National Cowboy and Western Heritage Museum
The pinnacle of the preservation of cowboy tradition is located within the National Cowboy and Western Heritage Museum. Sculptures, paintings, photographs, artifacts and documents are combined to provide the most complete look at America’s cowboys.
Adventurous travelers can spend a weekend—or a couple of weeks—at a guest ranch. Places like the Flying W Ranch in Sayre provide visitors the opportunity to try their hand at trail rides, wagon rides and rodeo events. Of course, if you don’t want to get that personal with the livestock, spectators are welcome.
In Oklahoma, the rodeo is a way of life for many people. Twelve months a year rodeo enthusiasts can find action at one of the state’s many arenas. The Lazy E Arena in Guthrie hosts national and international events of all kinds.

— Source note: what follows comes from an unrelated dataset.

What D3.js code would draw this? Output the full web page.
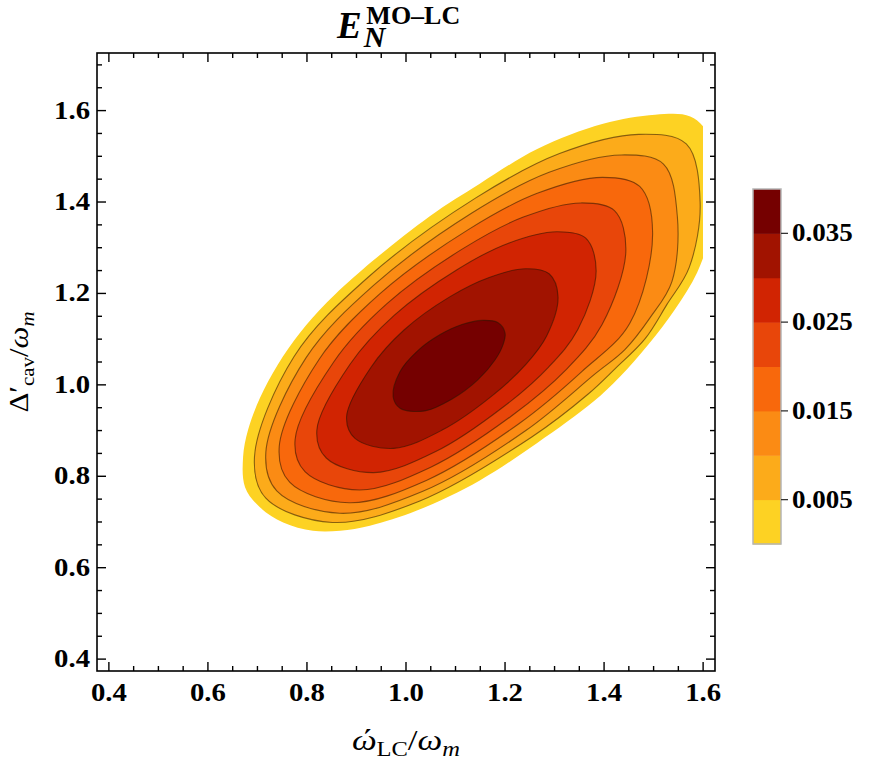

Cattle drives led Oklahoma City to become the home to the world’s largest stocker/feeder cattle market. In Stockyards City guests can shop for items including western wear, jewelry and more, eat at the famous Cattlemen’s Steakhouse or attend a livestock auction.
The Oil Boom Era
This era brought Oklahoma into the 20th century with a splash. Once "black gold" was discovered underneath the state’s ruddy soil, Oklahoma became home to many oil companies and their barons. To get a glimpse of how oil helped Oklahoma, visitors can stop by the former homes of one of the state’s oil barons.
The Philbrook Museum
This museum is a 1927 Tuscan-style estate that once served as the residence of oilman Waite Phillips. Today the Tulsa home is one of the top 60 art museums in the country. Waite’s relative, Frank Phillips, made his home in Bartlesville. This 26 room neoclassical mansion was completed in 1909. It is now open to the public and houses an award-winning interpretive exhibit, "Frank and Jane Phillips, Oklahoma Oil Pioneers."